After tearing my hair out for a day or so about this, I finally realized I was seeing a lot more “client busy – no free slots” type messages than I usually did while tail –f’ing the log files. Digging into that, I noticed some other funny messages, and eventually I was staring in shock at the results of a “select MaxSend, MaxRecv from Users limit 1000.”
Fixing the problem was easy enough: “Update Users set MaxSend = MaxRecv,” but you can imagine I spent quite some time staring at that query before issuing it.
So what’s the moral of the story? Don’t let your developers have access to the production database? Maybe, but that isn’t practical for a small startup. Better logging? That certainly could help. Force everyone to access the database using the –i-am-a-dummy flag for MySQL? That is not a bad idea and will get you some of the way there, but a shoddily written script can do exactly the same kind of damage. Backups? Sure, we had backups, but we were adding customers so quickly that restoring data more than a few hours old would have pissed off many thousands of people. An Admin class of users, with configurable policy that prevented them from sending files between 7pm and 3am on weekends?
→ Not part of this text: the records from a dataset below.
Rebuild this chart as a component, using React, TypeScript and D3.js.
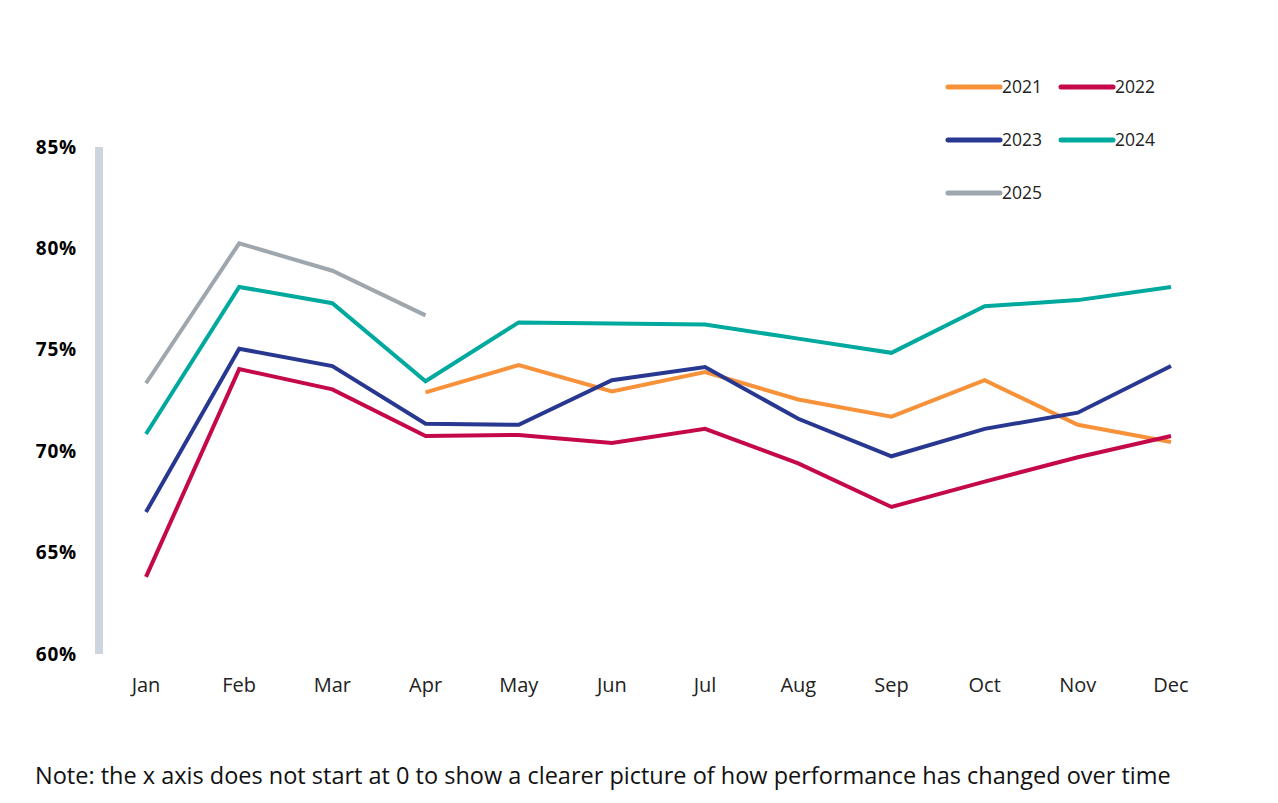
import React from 'react';
import * as d3 from 'd3';

const months = ['Jan', 'Feb', 'Mar', 'Apr', 'May', 'Jun', 'Jul', 'Aug', 'Sep', 'Oct', 'Nov', 'Dec'];
const yTicks = [60, 65, 70, 75, 80, 85];

const v2021: (number | null)[] = [null, null, null, 72.9, 74.25, 72.95, 73.9, 72.55, 71.7, 73.5, 71.3, 70.45];
const v2022: (number | null)[] = [63.8, 74.05, 73.05, 70.75, 70.8, 70.4, 71.1, 69.4, 67.25, 68.5, 69.7, 70.75];
const v2023: (number | null)[] = [67.0, 75.05, 74.2, 71.35, 71.3, 73.5, 74.15, 71.6, 69.75, 71.1, 71.9, 74.2];
const v2024: (number | null)[] = [70.85, 78.1, 77.3, 73.45, 76.35, 76.3, 76.25, 75.55, 74.85, 77.15, 77.45, 78.1];
const v2025: (number | null)[] = [73.35, 80.25, 78.9, 76.7, null, null, null, null, null, null, null, null];

const series = [
  { name: '2021', color: '#F7923A', values: v2021 },
  { name: '2022', color: '#C4084A', values: v2022 },
  { name: '2023', color: '#283891', values: v2023 },
  { name: '2024', color: '#00A99D', values: v2024 },
  { name: '2025', color: '#9EA6AE', values: v2025 },
];

const FONT = '"Open Sans", "Noto Sans", sans-serif';

export default function App() {
  const width = 1278;
  const height = 803;

  const x = d3.scalePoint<string>().domain(months).range([146, 1171]);
  const y = d3.scaleLinear().domain([60, 85]).range([654, 147]);

  const line = d3
    .line<number | null>()
    .defined((d) => d != null)
    .x((_, i) => x(months[i]) as number)
    .y((d) => y(d as number));

  return (
    <svg
      width={width}
      height={height}
      style={{ position: 'absolute', left: 0, top: 0, background: '#fff' }}
      fontFamily={FONT}
    >
      {/* y axis bar */}
      <line x1={99} x2={99} y1={y(85)} y2={y(60)} stroke="#CDD6DE" strokeWidth={8} />

      {yTicks.map((t) => (
        <text
          key={t}
          x={77}
          y={y(t)}
          dy="0.35em"
          textAnchor="end"
          fontSize={19}
          fontWeight={700}
          letterSpacing={0.8}
          fill="#000"
        >
          {t}%
        </text>
      ))}

      {months.map((m) => (
        <text key={m} x={x(m)} y={692} textAnchor="middle" fontSize={20} fill="#222">
          {m}
        </text>
      ))}

      {series.map((s) => (
        <path
          key={s.name}
          d={line(s.values) || ''}
          fill="none"
          stroke={s.color}
          strokeWidth={4}
        />
      ))}

      {/* legend */}
      {series.map((s, i) => {
        const col = i % 2;
        const row = Math.floor(i / 2);
        const lx = 948 + col * 113;
        const ly = 87 + row * 53;
        return (
          <g key={s.name}>
            <line
              x1={lx}
              x2={lx + 52}
              y1={ly}
              y2={ly}
              stroke={s.color}
              strokeWidth={5}
              strokeLinecap="round"
            />
            <text x={lx + 54} y={ly} dy="0.35em" fontSize={17.5} fill="#222">
              {s.name}
            </text>
          </g>
        );
      })}

      <text x={35} y={784} fontSize={23.5} fill="#111">
        Note: the x axis does not start at 0 to show a clearer picture of how performance has changed over time
      </text>
    </svg>
  );
}
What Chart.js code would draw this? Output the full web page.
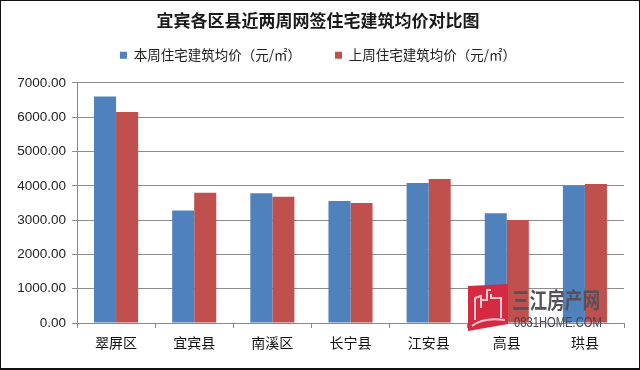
<!DOCTYPE html>
<html>
<head>
<meta charset="utf-8">
<script src="https://cdn.jsdelivr.net/npm/chart.js@4"></script>
<style>
html, body { margin: 0; padding: 0; background: #fff; overflow: hidden; }
#wrap { position: relative; width: 640px; height: 370px; }
#border { position: absolute; left: 0; top: 0; width: 640px; height: 370px; box-sizing: border-box;
  border: 1px solid #111; border-bottom-width: 2px; pointer-events: none; }
/* marca d'agua */
#logo { position: absolute; left: 467px; top: 284px; }
#mark1 { position: absolute; left: 512px; top: 284px; font: 700 22px/28px "Noto Sans CJK SC"; color: #55505a; white-space: nowrap; transform: scaleX(0.8); transform-origin: left top; }
#mark2 { position: absolute; left: 514px; top: 313px; font: 14px/18px "Liberation Sans"; color: #45454f; white-space: nowrap; transform: scaleX(0.8); transform-origin: left top; }
</style>
</head>
<body>
<div id="wrap">
  <canvas id="Grafico" width="640" height="370"></canvas>
  <svg id="logo" width="42" height="48" viewBox="0 0 42 48">
    <path d="M1 2 L41 0 L41 40 L1 47 Z" fill="#d62a42"/>
    <path d="M8 36 V14 L14 12 V24 M14 16 H20 V6 H24 M24 10 V14 H34 V34 M5 42 Q16 33 38 36" fill="none" stroke="#f6c9cf" stroke-width="2"/>
  </svg>
  <div id="mark1">三江房产网</div>
  <div id="mark2">0831HOME.COM</div>
  <div id="border"></div>
</div>
<script>
// Dados
const categorias = ['翠屏区', '宜宾县', '南溪区', '长宁县', '江安县', '高县', '珙县'];
const estaSemana = [6600, 3280, 3780, 3560, 4080, 3200, 4000];
const semanaPassada = [6150, 3800, 3680, 3500, 4200, 3000, 4050];
const nomeSerie1 = '本周住宅建筑均价（元/㎡）';
const nomeSerie2 = '上周住宅建筑均价（元/㎡）';
const titulo = '宜宾各区县近两周网签住宅建筑均价对比图';

const fonteCJK = '"Noto Sans CJK SC"';

// A legenda usa o mesmo padding na vertical: ajusta a altura depois do fit
const ajusteLegenda = {
    id: 'ajusteLegenda',
    beforeInit(chart) {
        const fitOriginal = chart.legend.fit;
        chart.legend.fit = function() {
            fitOriginal.call(this);
            this.height += 11;
        };
    }
};

new Chart(document.getElementById('Grafico').getContext('2d'), {
    type: 'bar',
    data: {
        labels: categorias,
        datasets: [
            { label: nomeSerie1, data: estaSemana, backgroundColor: '#4f81bd' },
            { label: nomeSerie2, data: semanaPassada, backgroundColor: '#c0504d' }
        ]
    },
    plugins: [ajusteLegenda],
    options: {
        responsive: false,
        animation: false,
        layout: { padding: { left: 12, right: 16, top: 0, bottom: 0 } },
        datasets: { bar: { categoryPercentage: 0.564, barPercentage: 1 } },
        plugins: {
            title: {
                display: true,
                text: titulo,
                color: '#1a1a1a',
                font: { family: fonteCJK, size: 17, weight: 'bold' },
                padding: { top: 10, bottom: -16 }
            },
            legend: {
                position: 'top',
                labels: {
                    boxWidth: 7,
                    boxHeight: 7,
                    padding: 34,
                    color: '#222',
                    font: { family: fonteCJK, size: 13.5 }
                }
            },
            tooltip: { enabled: false }
        },
        scales: {
            x: {
                grid: { display: true, drawOnChartArea: false, drawTicks: true, tickLength: 5, color: '#888', offset: true },
                border: { color: '#888' },
                ticks: { color: '#111', font: { family: fonteCJK, size: 14 }, padding: 6, maxRotation: 0 },
                afterFit: function(scale) { scale.height = 47; }
            },
            y: {
                min: 0,
                max: 7000,
                grid: { color: '#8c8c8c', tickLength: 5 },
                border: { color: '#888' },
                ticks: {
                    stepSize: 1000,
                    color: '#222',
                    font: { family: '"Liberation Sans"', size: 13.5 },
                    padding: 6,
                    callback: function(v) { return v.toFixed(2); }
                },
                afterFit: function(scale) { scale.width = 65; }
            }
        }
    }
});
</script>
</body>
</html>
Yeah, right.
If you run a big and complicated system, problems you will never predict are going to happen and cause your system to do impossibly weird things you don’t expect. You must invest in tools to give you visibility into your system. My transfer rate graph was the only reason I was even able to go looking for a problem. I knew something was wrong, and it was just a matter of digging until I found it. Let your admins see into the system (specifically – how the system is behaving right now) so that they can develop intuition about what it should look like. Finding a bug in production is never fun. But it is going to happen, and it is always better if you find it before your users do.